Concert Review: Alex The Astronaut Soars & Land on Mercury
It is always os funny to enter a show, and, immediately, get an aesthetic. Beanies, over-sized fuzzy sweaters, and vintage totes with the image of some old cartoon or classic band perused the Mercury crowd as they waited for Alex The Astronaut. In some ways, this was the “fashion” of people that, like Alex, felt parts of them were from some other time and place. Everything they wore and did, from sipping their IPAs to holding sporadic conversations on work and socialism, felt like a play by play of the endless, colorful search for who we are, which is why Alex The Astronaut’s music landed on them like Neil Armstrong on the moon.
In truth, where you have songs titled “Octopus” and “Happy Song,” it’s hard not feel like you are the soundtrack for Adventure Time or Rick & Morty. In some ways, Alex’s music felt exactly like that: an existential cartoon using sonic shapes and colors to help us through philosophical dooms. It is, honestly, a mastery because she strings her guitar and voice as if they are bound to tiny red balloons, floating into the sky where we will never know if they ended in the sun. Yet, that is the question of life: how much do we float up until we feel burnt out.

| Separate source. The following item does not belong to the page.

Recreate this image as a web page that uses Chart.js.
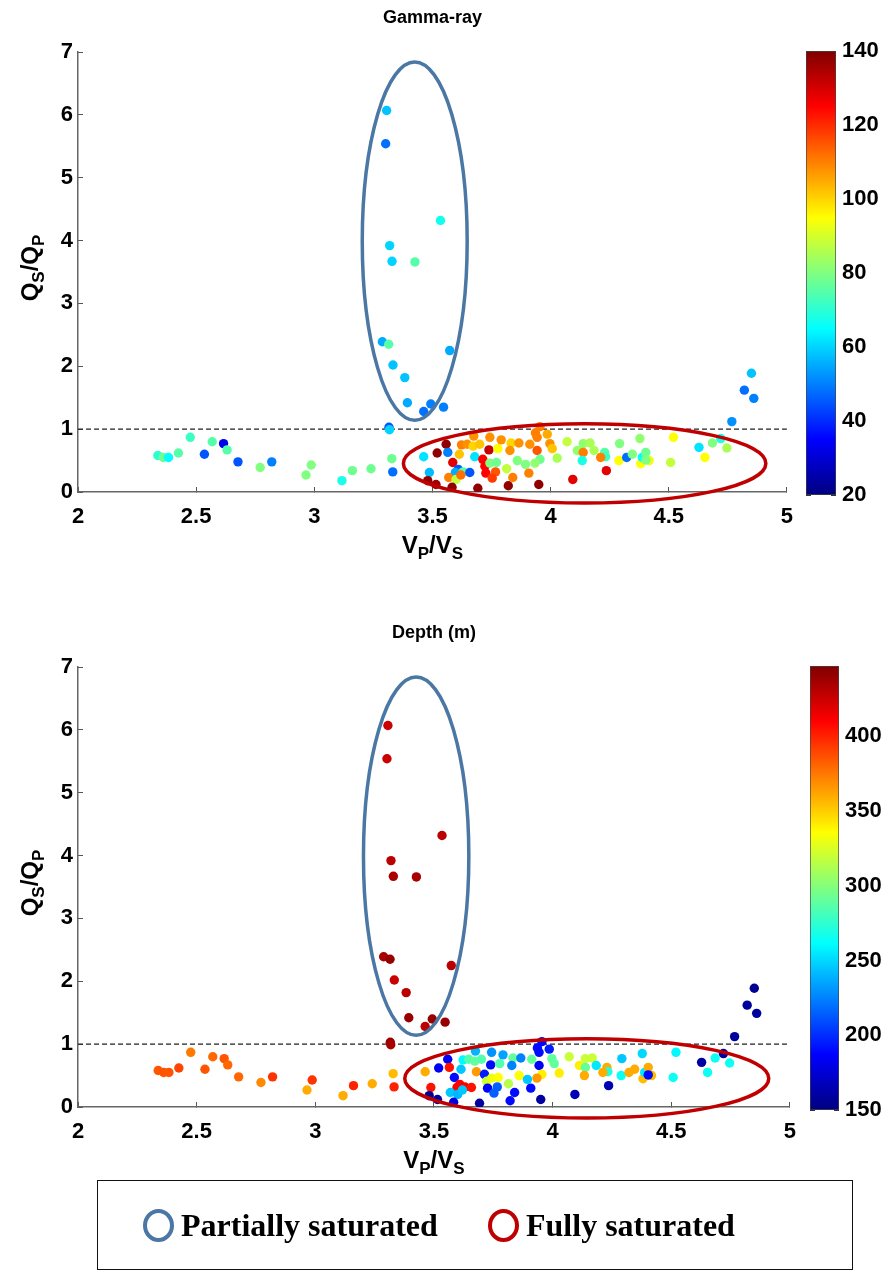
<!DOCTYPE html>
<html>
<head>
<meta charset="utf-8">
<script src="https://cdn.jsdelivr.net/npm/chart.js@4.4.0/dist/chart.umd.min.js"></script>
<style>
  body { margin: 0; background: #fff; }
  #wrap { position: relative; width: 890px; height: 1282px; overflow: hidden; }
  canvas { position: absolute; }
  #legend {
    position: absolute; left: 97px; top: 1180px; width: 756px; height: 90px;
    box-sizing: border-box; border: 1.5px solid #111;
    font: bold 32px "Liberation Serif", "Times New Roman", serif; color: #000;
  }
  .item { position: absolute; top: 0; height: 100%; display: flex; align-items: center; }
  .ring { width: 23px; height: 25px; border-radius: 50%; border: 4px solid; margin-right: 7px; }
</style>
</head>
<body>
<div id="wrap">
  <canvas id="gamma" width="810" height="572" style="left:0;top:0"></canvas>
  <canvas id="gammaBar" width="100" height="572" style="left:790px;top:0"></canvas>
  <canvas id="depth" width="813" height="572" style="left:0;top:615px"></canvas>
  <canvas id="depthBar" width="100" height="572" style="left:790px;top:615px"></canvas>
  <div id="legend">
    <div class="item" style="left:45px"><div class="ring" style="border-color:#4a77a3"></div>Partially saturated</div>
    <div class="item" style="left:390px"><div class="ring" style="border-color:#c00000"></div>Fully saturated</div>
  </div>
</div>
<script>
// Vp/Vs and Qs/Qp of each sample, colour values: gamma-ray and depth (m)
const vpvs = [
  2.338, 2.361, 2.383, 2.425, 2.475, 2.535, 2.568, 2.616, 2.631, 2.677,
  2.771, 2.82, 2.965, 2.987, 3.117, 3.161, 3.24, 3.328, 3.332, 3.316,
  3.318, 3.306, 3.302, 3.534, 3.319, 3.329, 3.426, 3.288, 3.315, 3.573,
  3.333, 3.383, 3.394, 3.493, 3.463, 3.547, 3.463, 3.487, 3.48, 3.515,
  3.52, 3.558, 3.565, 3.623, 3.647, 3.675, 3.672, 3.70, 3.614, 3.679,
  3.586, 3.609, 3.597, 3.63, 3.658, 3.569, 3.60, 3.62, 3.583, 3.692,
  3.739, 3.713, 3.722, 3.743, 3.771, 3.726, 3.767, 3.753, 3.777, 3.791,
  3.743, 3.833, 3.828, 3.866, 3.814, 3.84, 3.821, 3.859, 3.894, 3.912,
  3.908, 3.943, 3.955, 3.934, 3.943, 3.936, 3.986, 3.955, 3.997, 4.007,
  3.95, 4.028, 4.07, 4.094, 4.236, 4.113, 4.138, 4.167, 4.138, 4.134,
  4.184, 4.229, 4.233, 4.212, 4.292, 4.289, 4.322, 4.346, 4.378, 4.381,
  4.388, 4.403, 4.417, 4.403, 4.508, 4.52, 4.628, 4.653, 4.685, 4.72,
  4.746, 4.767, 4.85, 4.82, 4.86
];
const qsqp = [
  0.58, 0.55, 0.55, 0.62, 0.87, 0.60, 0.80, 0.77, 0.67, 0.48,
  0.39, 0.48, 0.27, 0.43, 0.18, 0.34, 0.37, 0.53, 0.32, 1.03,
  0.99, 6.07, 5.54, 4.32, 3.92, 3.67, 3.66, 2.39, 2.35, 2.25,
  2.02, 1.82, 1.42, 1.40, 1.28, 1.35, 0.56, 0.31, 0.18, 0.12,
  0.62, 0.76, 0.63, 0.75, 0.76, 0.89, 0.73, 0.76, 0.60, 0.56,
  0.47, 0.36, 0.31, 0.32, 0.31, 0.23, 0.20, 0.27, 0.075, 0.06,
  0.67, 0.52, 0.41, 0.46, 0.47, 0.30, 0.32, 0.22, 0.69, 0.83,
  0.87, 0.78, 0.66, 0.78, 0.37, 0.23, 0.10, 0.50, 0.44, 0.76,
  0.30, 0.66, 0.52, 0.46, 0.87, 0.94, 0.92, 1.04, 0.77, 0.69,
  0.12, 0.54, 0.80, 0.20, 0.34, 0.66, 0.77, 0.78, 0.63, 0.50,
  0.66, 0.63, 0.56, 0.55, 0.77, 0.50, 0.55, 0.60, 0.85, 0.45,
  0.55, 0.63, 0.50, 0.51, 0.47, 0.87, 0.71, 0.55, 0.78, 0.85,
  0.70, 1.12, 1.89, 1.62, 1.49
];
const gammaRay = [
  70, 78, 65, 75, 72, 45, 75, 33, 75, 45,
  80, 50, 80, 80, 68, 78, 78, 78, 48, 45,
  60, 58, 48, 67, 60, 60, 75, 55, 75, 55,
  58, 58, 55, 50, 48, 50, 62, 57, 138, 136,
  138, 138, 50, 110, 108, 108, 100, 102, 102, 62,
  128, 45, 55, 75, 45, 110, 88, 112, 138, 138,
  132, 125, 125, 80, 78, 125, 115, 118, 95, 108,
  108, 100, 108, 108, 88, 110, 138, 80, 80, 108,
  110, 115, 78, 82, 110, 110, 105, 110, 108, 102,
  138, 85, 88, 128, 128, 82, 82, 85, 110, 68,
  85, 75, 72, 110, 80, 95, 48, 80, 82, 95,
  65, 78, 93, 80, 88, 95, 62, 95, 80, 68,
  85, 52, 58, 48, 50
];
const depthM = [
  385, 385, 385, 390, 375, 385, 380, 385, 380, 380,
  370, 395, 360, 395, 360, 400, 360, 355, 400, 440,
  435, 425, 425, 430, 430, 435, 435, 435, 440, 430,
  425, 430, 440, 440, 430, 440, 360, 405, 155, 160,
  185, 185, 405, 260, 285, 240, 290, 285, 245, 365,
  190, 410, 410, 410, 405, 245, 240, 245, 180, 160,
  190, 195, 320, 330, 335, 185, 215, 215, 285, 235,
  230, 290, 225, 225, 315, 190, 190, 335, 245, 290,
  190, 185, 340, 365, 190, 190, 195, 190, 290, 290,
  160, 340, 320, 165, 165, 340, 320, 320, 290, 360,
  255, 360, 270, 360, 245, 265, 360, 360, 250, 355,
  255, 360, 355, 190, 265, 260, 160, 265, 265, 160,
  265, 158, 155, 158, 158
];

const xRange = [2, 5];
const yRange = [0, 7];
const gammaRange = [20, 140];
const depthRange = [150, 447];
const threshold = 1;
// [centre x, centre y, radius x, radius y] in data units
const partialEllipse = [3.425, 3.99, 0.222, 2.85];
const fullEllipse = [4.144, 0.455, 0.767, 0.63];

const sans = "'Liberation Sans', Arial, sans-serif";
const tickFont = { family: sans, size: 22, weight: 'bold' };

function jet(v, lo, hi) {
  const t = Math.min(1, Math.max(0, (v - lo) / (hi - lo)));
  const c = (k) => Math.round(255 * Math.min(1, Math.max(0, 1.5 - Math.abs(4 * t - k))));
  return `rgb(${c(3)},${c(2)},${c(1)})`;
}

// draws text with subscripts, centred on x
function drawSubText(ctx, parts, x, y) {
  const big = `bold 24px ${sans}`;
  const small = `bold 17px ${sans}`;
  let w = 0;
  parts.forEach(([t, sub]) => { ctx.font = sub ? small : big; w += ctx.measureText(t).width; });
  let cx = x - w / 2;
  ctx.textAlign = 'left';
  ctx.textBaseline = 'alphabetic';
  ctx.fillStyle = '#000';
  parts.forEach(([t, sub]) => {
    ctx.font = sub ? small : big;
    ctx.fillText(t, cx, sub ? y + 6 : y);
    cx += ctx.measureText(t).width;
  });
}

const decorPlugin = {
  id: 'decor',
  afterDatasetsDraw(chart) {
    const { ctx, scales: { x, y } } = chart;
    [[partialEllipse, '#4a77a3'], [fullEllipse, '#c00000']].forEach(([e, col]) => {
      const cx = x.getPixelForValue(e[0]), cy = y.getPixelForValue(e[1]);
      const rx = Math.abs(x.getPixelForValue(e[0] + e[2]) - cx);
      const ry = Math.abs(y.getPixelForValue(e[1] + e[3]) - cy);
      ctx.save();
      ctx.beginPath();
      ctx.ellipse(cx, cy, rx, ry, 0, 0, Math.PI * 2);
      ctx.lineWidth = 3.5;
      ctx.strokeStyle = col;
      ctx.stroke();
      ctx.restore();
    });
  },
  afterDraw(chart, args, opts) {
    const { ctx, chartArea } = chart;
    const midX = (chartArea.left + chartArea.right) / 2;
    ctx.save();
    ctx.font = `bold 18px ${sans}`;
    ctx.fillStyle = '#000';
    ctx.textAlign = 'center';
    ctx.textBaseline = 'middle';
    ctx.fillText(opts.title, midX, 18);
    drawSubText(ctx, [['V'], ['P', 1], ['/'], ['V'], ['S', 1]], midX, 553);
    ctx.translate(38, (chartArea.top + chartArea.bottom) / 2 - 4);
    ctx.rotate(-Math.PI / 2);
    drawSubText(ctx, [['Q'], ['S', 1], ['/'], ['Q'], ['P', 1]], 0, 0);
    ctx.restore();
  }
};

function makeChart(id, title, values, range) {
  return new Chart(document.getElementById(id), {
    type: 'scatter',
    data: {
      datasets: [
        {
          type: 'line',
          data: xRange.map(v => ({ x: v, y: threshold })),
          borderColor: '#222', borderWidth: 1.3, borderDash: [5, 3],
          pointRadius: 0, order: 2
        },
        {
          data: vpvs.map((v, i) => ({ x: v, y: qsqp[i] })),
          backgroundColor: values.map(v => jet(v, range[0], range[1])),
          pointRadius: 4.7, pointHoverRadius: 4.7, borderWidth: 0, order: 1
        }
      ]
    },
    options: {
      responsive: false, animation: false, devicePixelRatio: 1,
      layout: { padding: { left: 0, right: 0, top: 52, bottom: 0 } },
      plugins: {
        legend: { display: false },
        tooltip: { enabled: false },
        decor: { title: title }
      },
      scales: {
        x: {
          type: 'linear', min: xRange[0], max: xRange[1],
          ticks: { stepSize: 0.5, font: tickFont, color: '#000', padding: 17, callback: v => String(v) },
          grid: { drawOnChartArea: false, tickLength: -5, color: '#555' },
          border: { color: '#666', width: 1.5 },
          afterFit(s) { s.height = 80; }
        },
        y: {
          min: yRange[0], max: yRange[1],
          ticks: { stepSize: 1, font: tickFont, color: '#000', padding: 10, callback: v => String(v) },
          grid: { drawOnChartArea: false, tickLength: -5, color: '#555' },
          border: { color: '#666', width: 1.5 },
          afterFit(s) { s.width = 78; }
        }
      }
    },
    plugins: [decorPlugin]
  });
}

function makeColorbar(id, range, step, pad, axisW) {
  return new Chart(document.getElementById(id), {
    type: 'bar',
    data: {
      labels: [''],
      datasets: [{
        data: [range],
        backgroundColor(c) {
          const a = c.chart.chartArea;
          if (!a) return null;
          const g = c.chart.ctx.createLinearGradient(0, a.bottom, 0, a.top);
          for (let i = 0; i <= 32; i++) {
            g.addColorStop(i / 32, jet(range[0] + (i / 32) * (range[1] - range[0]), range[0], range[1]));
          }
          return g;
        },
        borderColor: '#444', borderWidth: 1, borderSkipped: false,
        barPercentage: 1, categoryPercentage: 1
      }]
    },
    options: {
      responsive: false, animation: false, devicePixelRatio: 1,
      layout: { padding: pad },
      plugins: { legend: { display: false }, tooltip: { enabled: false } },
      scales: {
        x: { display: false },
        y: {
          position: 'right', min: range[0], max: range[1], z: 1,
          ticks: { stepSize: step, includeBounds: false, font: tickFont, color: '#000', padding: 11 },
          grid: { drawOnChartArea: false, tickLength: -5, color: '#333' },
          border: { display: false },
          afterFit(s) { s.width = axisW; }
        },
        yl: {
          position: 'left', min: range[0], max: range[1], z: 1,
          ticks: { display: false, stepSize: step, includeBounds: false },
          grid: { drawOnChartArea: false, tickLength: -5, color: '#333' },
          border: { display: false },
          afterFit(s) { s.width = 0; }
        }
      }
    }
  });
}

makeChart('gamma', 'Gamma-ray', gammaRay, gammaRange);
makeChart('depth', 'Depth (m)', depthM, depthRange);
makeColorbar('gammaBar', gammaRange, 20, { left: 16, top: 51, bottom: 77, right: 0 }, 54);
makeColorbar('depthBar', depthRange, 50, { left: 20, top: 51, bottom: 77, right: 0 }, 51);
</script>
</body>
</html>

Mercury Lounge’s early shows always fascinate me because they get the “after-work crowd;” the people who widdle at a sushi bar or brief happy hours before catching some tunes and calling it an early Tuesday. I love that crowd because they are trying to add a “show” to weekdays where most people wait for a weekend. I mention this because Alex The Astronaut is a perfect “weekday” artist. Her good humor, energy, and introspection matches the daily frequency most of us live on in wishing life was more of an adventure, and genuinely trying to make it so, even if it means seeing a concert on a weekday.